● GIVEN DATA:
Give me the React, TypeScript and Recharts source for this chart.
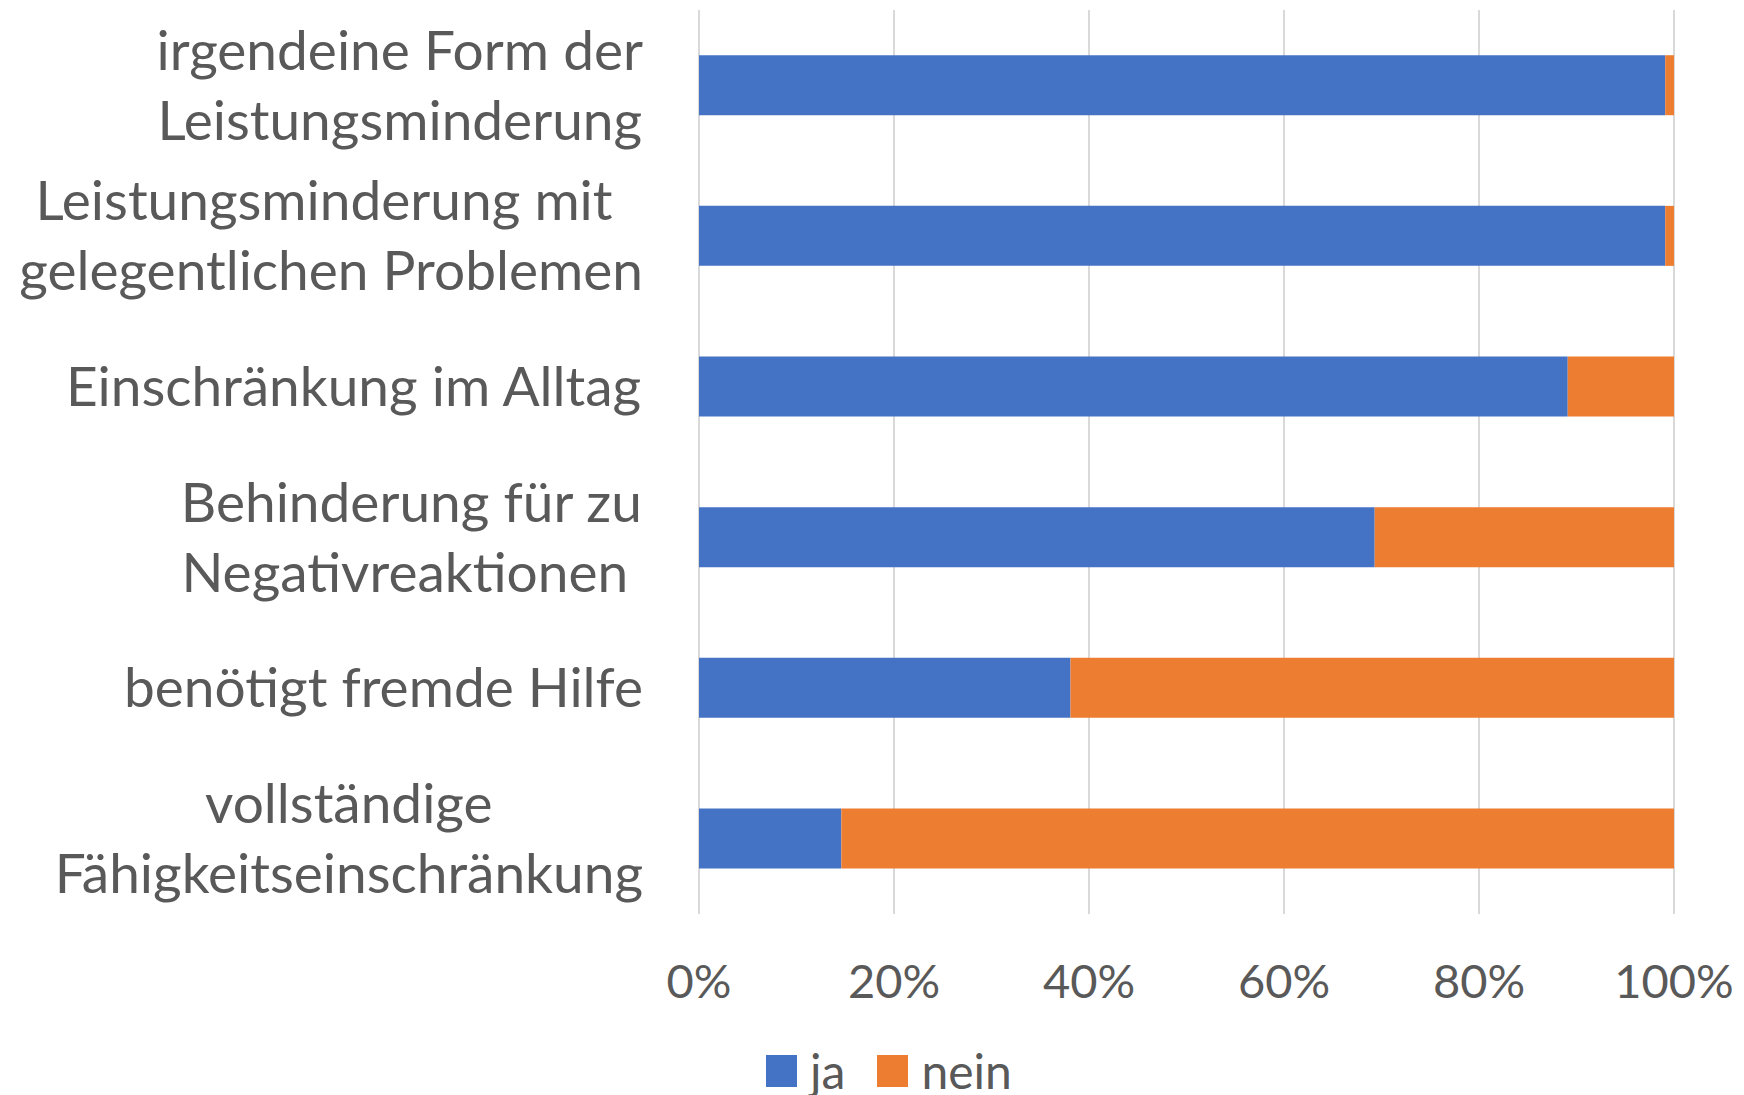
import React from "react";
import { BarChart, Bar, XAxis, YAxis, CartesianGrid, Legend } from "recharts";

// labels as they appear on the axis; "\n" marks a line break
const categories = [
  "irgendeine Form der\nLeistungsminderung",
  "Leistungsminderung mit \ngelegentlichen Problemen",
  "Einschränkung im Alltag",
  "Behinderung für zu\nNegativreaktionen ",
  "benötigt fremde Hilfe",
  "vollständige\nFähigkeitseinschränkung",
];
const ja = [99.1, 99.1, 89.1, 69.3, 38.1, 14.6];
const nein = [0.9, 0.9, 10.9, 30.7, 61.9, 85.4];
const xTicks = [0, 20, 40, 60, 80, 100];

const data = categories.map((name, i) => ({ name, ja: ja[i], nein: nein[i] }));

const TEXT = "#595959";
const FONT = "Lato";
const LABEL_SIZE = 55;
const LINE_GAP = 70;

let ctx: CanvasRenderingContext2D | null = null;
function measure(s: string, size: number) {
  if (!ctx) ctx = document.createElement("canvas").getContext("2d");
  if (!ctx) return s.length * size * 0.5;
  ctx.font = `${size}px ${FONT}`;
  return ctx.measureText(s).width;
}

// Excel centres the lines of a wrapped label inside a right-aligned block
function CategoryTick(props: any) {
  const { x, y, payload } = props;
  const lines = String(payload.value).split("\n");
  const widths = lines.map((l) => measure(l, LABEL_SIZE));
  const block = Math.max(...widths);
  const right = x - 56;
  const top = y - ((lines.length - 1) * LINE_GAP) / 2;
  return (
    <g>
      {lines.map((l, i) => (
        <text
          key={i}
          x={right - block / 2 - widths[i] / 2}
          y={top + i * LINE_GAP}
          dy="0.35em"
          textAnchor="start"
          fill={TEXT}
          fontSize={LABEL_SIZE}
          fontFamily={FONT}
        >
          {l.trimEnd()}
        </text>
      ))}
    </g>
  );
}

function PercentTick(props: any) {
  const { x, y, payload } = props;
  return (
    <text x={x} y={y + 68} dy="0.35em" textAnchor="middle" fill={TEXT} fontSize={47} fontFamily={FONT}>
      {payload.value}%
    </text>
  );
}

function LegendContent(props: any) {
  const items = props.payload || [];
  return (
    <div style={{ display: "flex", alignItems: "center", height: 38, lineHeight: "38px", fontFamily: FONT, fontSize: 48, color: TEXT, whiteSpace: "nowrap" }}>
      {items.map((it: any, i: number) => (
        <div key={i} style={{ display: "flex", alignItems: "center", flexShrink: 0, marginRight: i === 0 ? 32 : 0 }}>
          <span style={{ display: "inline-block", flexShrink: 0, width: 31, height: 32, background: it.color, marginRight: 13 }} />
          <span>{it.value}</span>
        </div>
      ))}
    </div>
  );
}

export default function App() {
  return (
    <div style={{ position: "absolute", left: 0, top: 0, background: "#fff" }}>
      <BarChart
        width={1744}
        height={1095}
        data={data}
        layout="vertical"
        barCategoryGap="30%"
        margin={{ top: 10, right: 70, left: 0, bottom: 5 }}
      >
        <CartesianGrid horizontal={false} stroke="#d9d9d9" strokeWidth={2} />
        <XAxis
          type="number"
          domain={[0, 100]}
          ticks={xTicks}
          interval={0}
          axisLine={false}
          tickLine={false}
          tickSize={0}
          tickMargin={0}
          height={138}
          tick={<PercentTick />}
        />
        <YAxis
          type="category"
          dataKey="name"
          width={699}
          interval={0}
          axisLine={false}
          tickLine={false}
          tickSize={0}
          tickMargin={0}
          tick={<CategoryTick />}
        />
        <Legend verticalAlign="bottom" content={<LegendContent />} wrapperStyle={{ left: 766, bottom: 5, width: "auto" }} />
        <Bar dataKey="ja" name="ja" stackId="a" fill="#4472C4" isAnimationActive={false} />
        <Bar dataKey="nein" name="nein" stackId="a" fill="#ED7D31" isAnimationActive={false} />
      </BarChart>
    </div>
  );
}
==
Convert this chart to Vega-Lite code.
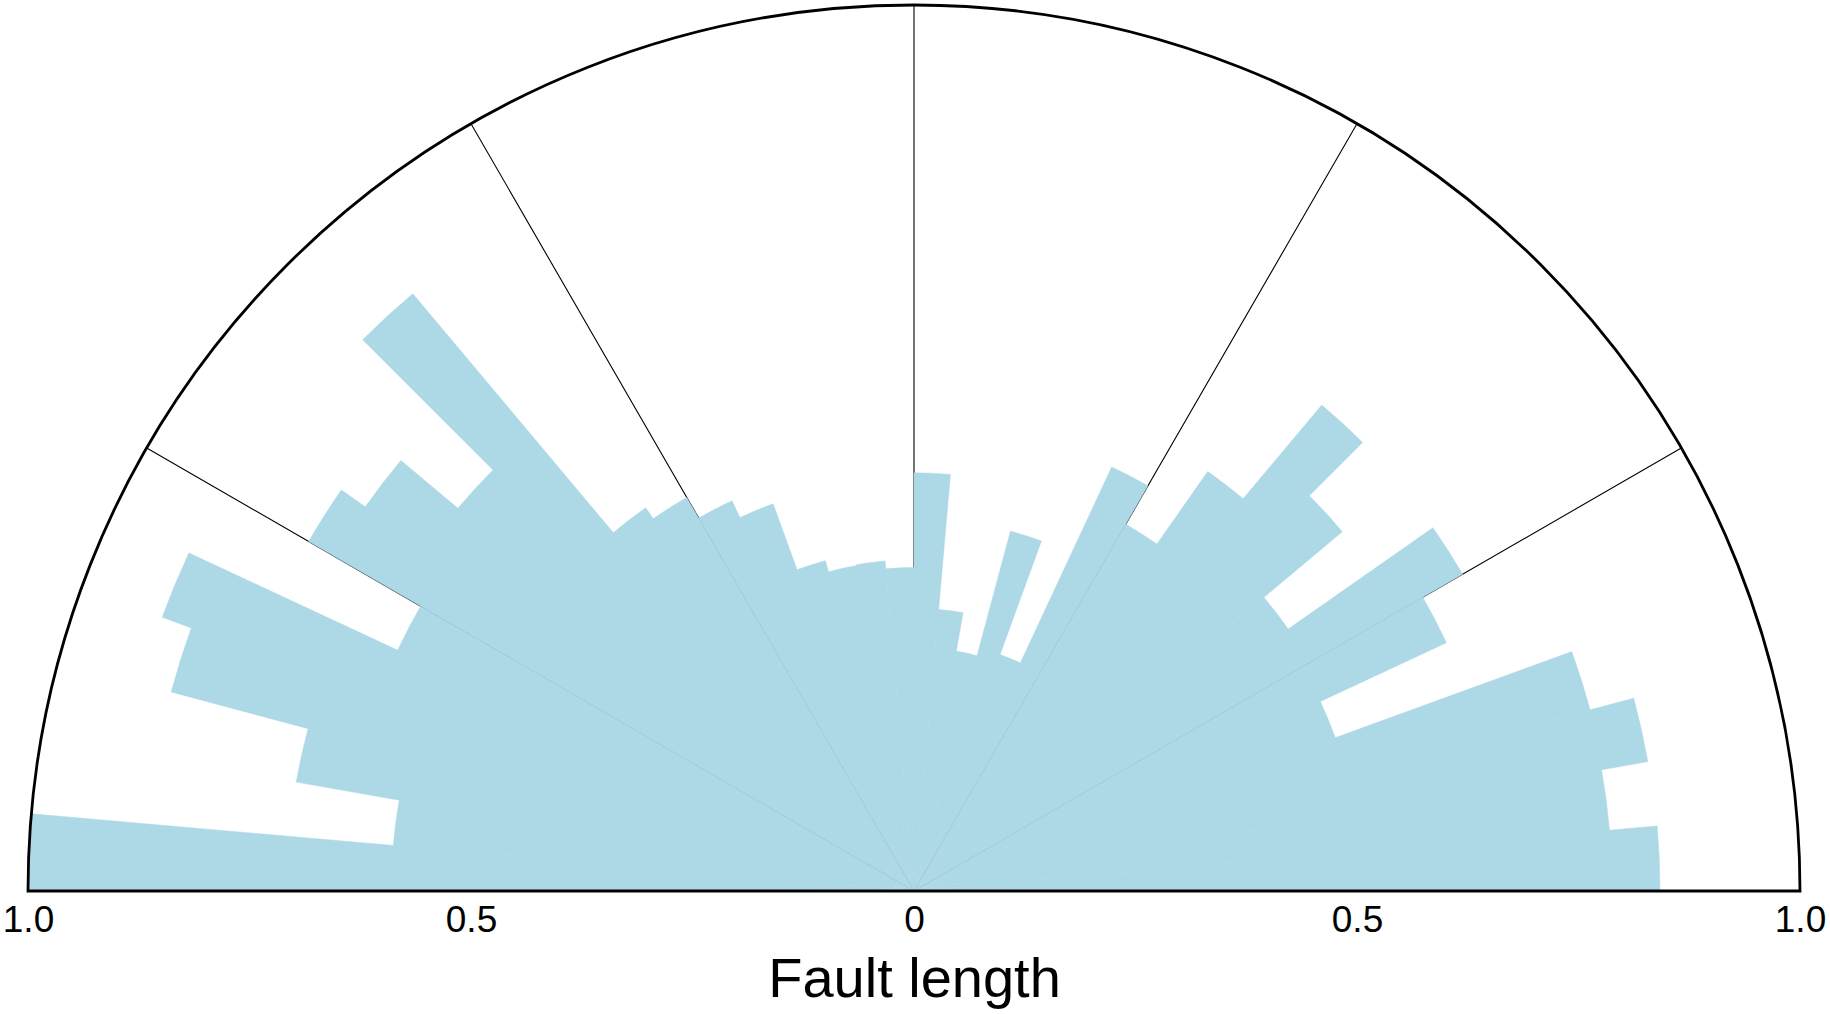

● GIVEN TASK: Start at the line above containing "Give me the" and stop at the line containing "const LINE_GAP = 70;": print those lines and everything between them exactly, but not the pictures.

● EXERCISE SOLUTION:
Give me the React, TypeScript and Recharts source for this chart.
import React from "react";
import { BarChart, Bar, XAxis, YAxis, CartesianGrid, Legend } from "recharts";

// labels as they appear on the axis; "\n" marks a line break
const categories = [
  "irgendeine Form der\nLeistungsminderung",
  "Leistungsminderung mit \ngelegentlichen Problemen",
  "Einschränkung im Alltag",
  "Behinderung für zu\nNegativreaktionen ",
  "benötigt fremde Hilfe",
  "vollständige\nFähigkeitseinschränkung",
];
const ja = [99.1, 99.1, 89.1, 69.3, 38.1, 14.6];
const nein = [0.9, 0.9, 10.9, 30.7, 61.9, 85.4];
const xTicks = [0, 20, 40, 60, 80, 100];

const data = categories.map((name, i) => ({ name, ja: ja[i], nein: nein[i] }));

const TEXT = "#595959";
const FONT = "Lato";
const LABEL_SIZE = 55;
const LINE_GAP = 70;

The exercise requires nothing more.